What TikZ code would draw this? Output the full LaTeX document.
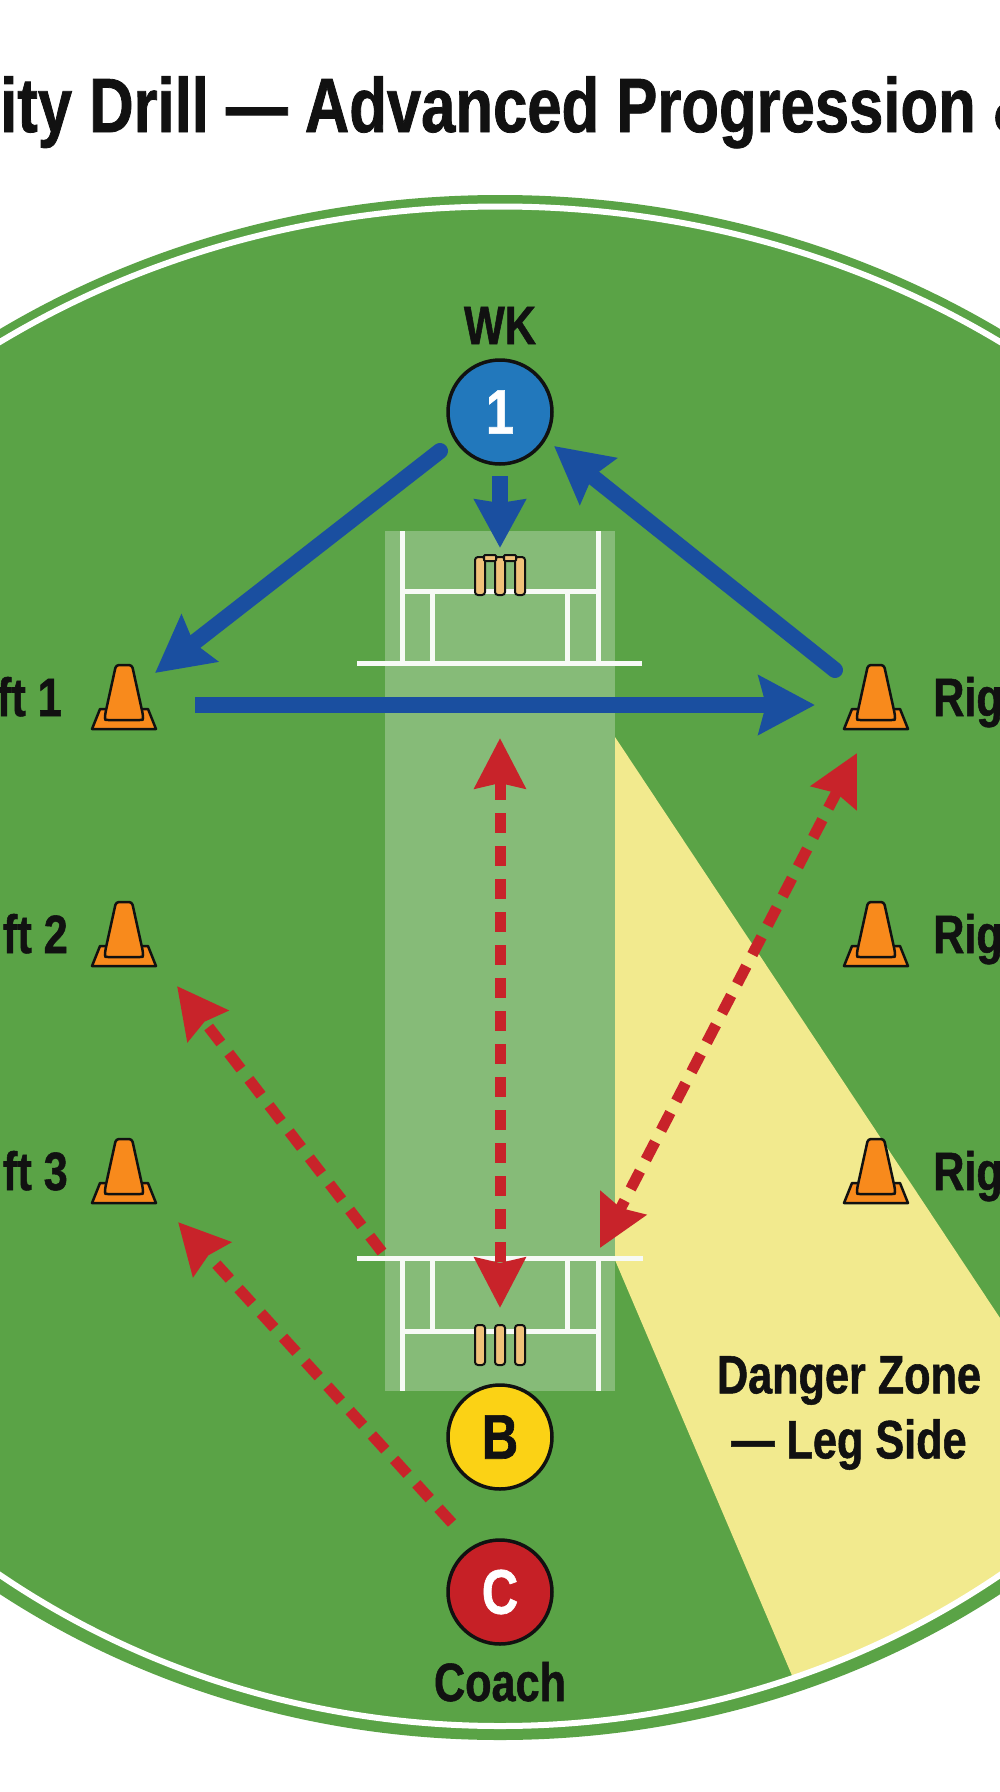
\documentclass[tikz,border=0pt]{standalone}
\usepackage{fontspec}
\setmainfont{Liberation Sans}[FakeStretch=0.8,BoldFeatures={FakeBold=1.0}]
\usetikzlibrary{arrows.meta}
\definecolor{grass}{HTML}{5AA346}
\definecolor{zone}{HTML}{F2EA8E}
\definecolor{barr}{HTML}{1A4FA0}
\definecolor{rarr}{HTML}{C8232A}
\definecolor{wkblue}{HTML}{2278BC}
\definecolor{bwyellow}{HTML}{FBD215}
\definecolor{cored}{HTML}{C62026}
\definecolor{conefill}{HTML}{F88A1C}
\definecolor{stump}{HTML}{F0C27A}
\definecolor{ink}{HTML}{111111}
\newcommand{\groundpath}[4]{(500-#1,967.5) arc [start angle=180,end angle=360,x radius=#1,y radius=#2] -- (500+#3,967.5) arc [start angle=0,end angle=180,x radius=#3,y radius=#4] -- cycle}
\tikzset{
    cone/.pic={
        \draw[draw=ink,fill=conefill,line width=2.5pt,line join=round] (-32,0) -- (32,0) -- (24,-20) -- (-24,-20) -- cycle;
        \draw[draw=ink,fill=conefill,line width=2.5pt,rounded corners=3pt] (-8,-64) -- (8,-64) -- (19,-14) .. controls (19,-9) .. (12,-9) -- (-12,-9) .. controls (-19,-9) .. (-19,-14) -- cycle;
    }
}
\begin{document}
\begin{tikzpicture}[x=1pt,y=-1pt]
    \tikzstyle{marrs}=[line width=16pt,barr,-{Stealth[width=58pt,length=56pt,inset=7pt]}]
    \tikzstyle{dasharr}=[line width=11pt,rarr,dash pattern=on 20pt off 13pt,{Stealth[width=50pt,length=50pt,inset=5pt]}-{Stealth[width=50pt,length=50pt,inset=5pt]}]
    \tikzstyle{dashone}=[line width=11pt,rarr,dash pattern=on 20pt off 13pt,-{Stealth[width=50pt,length=50pt,inset=5pt]}]
    \tikzstyle{plr}=[circle,draw=ink,line width=3.5pt,minimum size=104pt,inner sep=0pt,font=\fontsize{63}{63}\selectfont\bfseries]
    \tikzstyle{lab}=[inner sep=0pt,text=ink,font=\fontsize{54}{65}\selectfont\bfseries]
    \tikzstyle{crease}=[line width=5pt,white!95!grass]
    \tikzstyle{wick}=[draw=ink,fill=stump,line width=2pt,rounded corners=3pt]

    \clip (0,0) rectangle (1000,1792);
    \fill[white] (0,0) rectangle (1000,1792);

    % title
    \node[lab,anchor=base west,font=\fontsize{77}{77}\selectfont\bfseries] (title) at (0,132) {ity Drill — Advanced Progression \&};

    % ground
    \fill[grass] \groundpath{888}{772.5}{855}{772.5};
    \begin{scope}
        \clip \groundpath{878}{761}{835}{758.5};
        \fill[zone] (615,737) -- (1000,1318) -- (1000,1720) -- (811,1720) -- (615,1260) -- cycle;
    \end{scope}
    \draw[line width=6pt,white] \groundpath{878}{761}{835}{758.5};

    % pitch
    \fill[white,opacity=0.27] (385,531) rectangle (615,1391);
    \foreach \x in {402,598} {
        \draw[crease] (\x,531) -- (\x,663);
        \draw[crease] (\x,1258) -- (\x,1391);
    }
    \foreach \x in {432,567} {
        \draw[crease] (\x,591) -- (\x,663);
        \draw[crease] (\x,1258) -- (\x,1331);
    }
    \draw[crease] (402,591) -- (598,591);
    \draw[crease] (402,1331) -- (598,1331);
    \draw[crease] (357,663) -- (642,663);
    \draw[crease] (357,1258) -- (643,1258);

    % stumps
    \foreach \x in {480,500,520} {
        \draw[wick] (\x-5,557) rectangle (\x+5,595);
        \draw[wick] (\x-5,1325) rectangle (\x+5,1365);
    }
    \foreach \x in {490,510} {
        \draw[wick,rounded corners=1pt] (\x-6,555) rectangle (\x+6,561);
    }

    % cones
    \foreach \n/\y in {1/729, 2/966, 3/1203} {
        \pic at (124,\y) {cone};
        \pic at (876,\y) {cone};
    }

    % players
    \node[plr,fill=wkblue,text=white] (wk) at (500,412) {1};
    \node[plr,fill=bwyellow,text=ink] (bw) at (500,1437) {B};
    \node[plr,fill=cored,text=white] (co) at (500,1592) {C};

    % ends of the runs
    \coordinate (wkdown) at (500,476);
    \coordinate (wkleft) at (440,451);
    \coordinate (wkright) at (554,446);
    \coordinate (stumpup) at (500,548);
    \coordinate (leftone) at (155,673);
    \coordinate (rightone) at (835,670);
    \coordinate (crossa) at (195,705);
    \coordinate (crossb) at (815,705);
    \coordinate (pitchtop) at (500,738);
    \coordinate (pitchbot) at (500,1308);
    \coordinate (rtip) at (857,753);
    \coordinate (popr) at (600,1248);
    \coordinate (popl) at (382,1252);
    \coordinate (ltwo) at (177,986);
    \coordinate (cotop) at (452,1523);
    \coordinate (lthree) at (178,1222);

    % blue runs
    \draw[marrs,-{Stealth[width=50pt,length=48pt,inset=3pt]}] (wkdown) -- (stumpup);
    \draw[marrs,line cap=round] (wkleft) -- (leftone);
    \draw[marrs,line cap=round] (rightone) -- (wkright);
    \draw[marrs] (crossa) -- (crossb);

    % red runs
    \draw[dasharr] (pitchtop) -- (pitchbot);
    \draw[dasharr] (rtip) -- (popr);
    \draw[dashone] (popl) -- (ltwo);
    \draw[dashone] (cotop) -- (lthree);

    % labels
    \node[lab,anchor=base] (wklab) at (500,344) {WK};
    \node[lab,anchor=base] (colab) at (500,1701) {Coach};
    \node[lab,anchor=base east] (lfa) at (62,716) {ft 1};
    \node[lab,anchor=base east] (lfb) at (68,953) {ft 2};
    \node[lab,anchor=base east] (lfc) at (68,1190) {ft 3};
    \node[lab,anchor=base west] (rga) at (933,716) {Rig};
    \node[lab,anchor=base west] (rgb) at (933,953) {Rig};
    \node[lab,anchor=base west] (rgc) at (933,1190) {Rig};
    \node[lab,align=center] (dz) at (849,1413) {Danger Zone\\— Leg Side};
\end{tikzpicture}
\end{document}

###

DESCRIPTION OF THE TASK => Return the listing above in full and without alteration, excluding its pictures.

THE RESULT =>
What TikZ code would draw this? Output the full LaTeX document.
\documentclass[tikz,border=0pt]{standalone}
\usepackage{fontspec}
\setmainfont{Liberation Sans}[FakeStretch=0.8,BoldFeatures={FakeBold=1.0}]
\usetikzlibrary{arrows.meta}
\definecolor{grass}{HTML}{5AA346}
\definecolor{zone}{HTML}{F2EA8E}
\definecolor{barr}{HTML}{1A4FA0}
\definecolor{rarr}{HTML}{C8232A}
\definecolor{wkblue}{HTML}{2278BC}
\definecolor{bwyellow}{HTML}{FBD215}
\definecolor{cored}{HTML}{C62026}
\definecolor{conefill}{HTML}{F88A1C}
\definecolor{stump}{HTML}{F0C27A}
\definecolor{ink}{HTML}{111111}
\newcommand{\groundpath}[4]{(500-#1,967.5) arc [start angle=180,end angle=360,x radius=#1,y radius=#2] -- (500+#3,967.5) arc [start angle=0,end angle=180,x radius=#3,y radius=#4] -- cycle}
\tikzset{
    cone/.pic={
        \draw[draw=ink,fill=conefill,line width=2.5pt,line join=round] (-32,0) -- (32,0) -- (24,-20) -- (-24,-20) -- cycle;
        \draw[draw=ink,fill=conefill,line width=2.5pt,rounded corners=3pt] (-8,-64) -- (8,-64) -- (19,-14) .. controls (19,-9) .. (12,-9) -- (-12,-9) .. controls (-19,-9) .. (-19,-14) -- cycle;
    }
}
\begin{document}
\begin{tikzpicture}[x=1pt,y=-1pt]
    \tikzstyle{marrs}=[line width=16pt,barr,-{Stealth[width=58pt,length=56pt,inset=7pt]}]
    \tikzstyle{dasharr}=[line width=11pt,rarr,dash pattern=on 20pt off 13pt,{Stealth[width=50pt,length=50pt,inset=5pt]}-{Stealth[width=50pt,length=50pt,inset=5pt]}]
    \tikzstyle{dashone}=[line width=11pt,rarr,dash pattern=on 20pt off 13pt,-{Stealth[width=50pt,length=50pt,inset=5pt]}]
    \tikzstyle{plr}=[circle,draw=ink,line width=3.5pt,minimum size=104pt,inner sep=0pt,font=\fontsize{63}{63}\selectfont\bfseries]
    \tikzstyle{lab}=[inner sep=0pt,text=ink,font=\fontsize{54}{65}\selectfont\bfseries]
    \tikzstyle{crease}=[line width=5pt,white!95!grass]
    \tikzstyle{wick}=[draw=ink,fill=stump,line width=2pt,rounded corners=3pt]

    \clip (0,0) rectangle (1000,1792);
    \fill[white] (0,0) rectangle (1000,1792);

    % title
    \node[lab,anchor=base west,font=\fontsize{77}{77}\selectfont\bfseries] (title) at (0,132) {ity Drill — Advanced Progression \&};

    % ground
    \fill[grass] \groundpath{888}{772.5}{855}{772.5};
    \begin{scope}
        \clip \groundpath{878}{761}{835}{758.5};
        \fill[zone] (615,737) -- (1000,1318) -- (1000,1720) -- (811,1720) -- (615,1260) -- cycle;
    \end{scope}
    \draw[line width=6pt,white] \groundpath{878}{761}{835}{758.5};

    % pitch
    \fill[white,opacity=0.27] (385,531) rectangle (615,1391);
    \foreach \x in {402,598} {
        \draw[crease] (\x,531) -- (\x,663);
        \draw[crease] (\x,1258) -- (\x,1391);
    }
    \foreach \x in {432,567} {
        \draw[crease] (\x,591) -- (\x,663);
        \draw[crease] (\x,1258) -- (\x,1331);
    }
    \draw[crease] (402,591) -- (598,591);
    \draw[crease] (402,1331) -- (598,1331);
    \draw[crease] (357,663) -- (642,663);
    \draw[crease] (357,1258) -- (643,1258);

    % stumps
    \foreach \x in {480,500,520} {
        \draw[wick] (\x-5,557) rectangle (\x+5,595);
        \draw[wick] (\x-5,1325) rectangle (\x+5,1365);
    }
    \foreach \x in {490,510} {
        \draw[wick,rounded corners=1pt] (\x-6,555) rectangle (\x+6,561);
    }

    % cones
    \foreach \n/\y in {1/729, 2/966, 3/1203} {
        \pic at (124,\y) {cone};
        \pic at (876,\y) {cone};
    }

    % players
    \node[plr,fill=wkblue,text=white] (wk) at (500,412) {1};
    \node[plr,fill=bwyellow,text=ink] (bw) at (500,1437) {B};
    \node[plr,fill=cored,text=white] (co) at (500,1592) {C};

    % ends of the runs
    \coordinate (wkdown) at (500,476);
    \coordinate (wkleft) at (440,451);
    \coordinate (wkright) at (554,446);
    \coordinate (stumpup) at (500,548);
    \coordinate (leftone) at (155,673);
    \coordinate (rightone) at (835,670);
    \coordinate (crossa) at (195,705);
    \coordinate (crossb) at (815,705);
    \coordinate (pitchtop) at (500,738);
    \coordinate (pitchbot) at (500,1308);
    \coordinate (rtip) at (857,753);
    \coordinate (popr) at (600,1248);
    \coordinate (popl) at (382,1252);
    \coordinate (ltwo) at (177,986);
    \coordinate (cotop) at (452,1523);
    \coordinate (lthree) at (178,1222);

    % blue runs
    \draw[marrs,-{Stealth[width=50pt,length=48pt,inset=3pt]}] (wkdown) -- (stumpup);
    \draw[marrs,line cap=round] (wkleft) -- (leftone);
    \draw[marrs,line cap=round] (rightone) -- (wkright);
    \draw[marrs] (crossa) -- (crossb);

    % red runs
    \draw[dasharr] (pitchtop) -- (pitchbot);
    \draw[dasharr] (rtip) -- (popr);
    \draw[dashone] (popl) -- (ltwo);
    \draw[dashone] (cotop) -- (lthree);

    % labels
    \node[lab,anchor=base] (wklab) at (500,344) {WK};
    \node[lab,anchor=base] (colab) at (500,1701) {Coach};
    \node[lab,anchor=base east] (lfa) at (62,716) {ft 1};
    \node[lab,anchor=base east] (lfb) at (68,953) {ft 2};
    \node[lab,anchor=base east] (lfc) at (68,1190) {ft 3};
    \node[lab,anchor=base west] (rga) at (933,716) {Rig};
    \node[lab,anchor=base west] (rgb) at (933,953) {Rig};
    \node[lab,anchor=base west] (rgc) at (933,1190) {Rig};
    \node[lab,align=center] (dz) at (849,1413) {Danger Zone\\— Leg Side};
\end{tikzpicture}
\end{document}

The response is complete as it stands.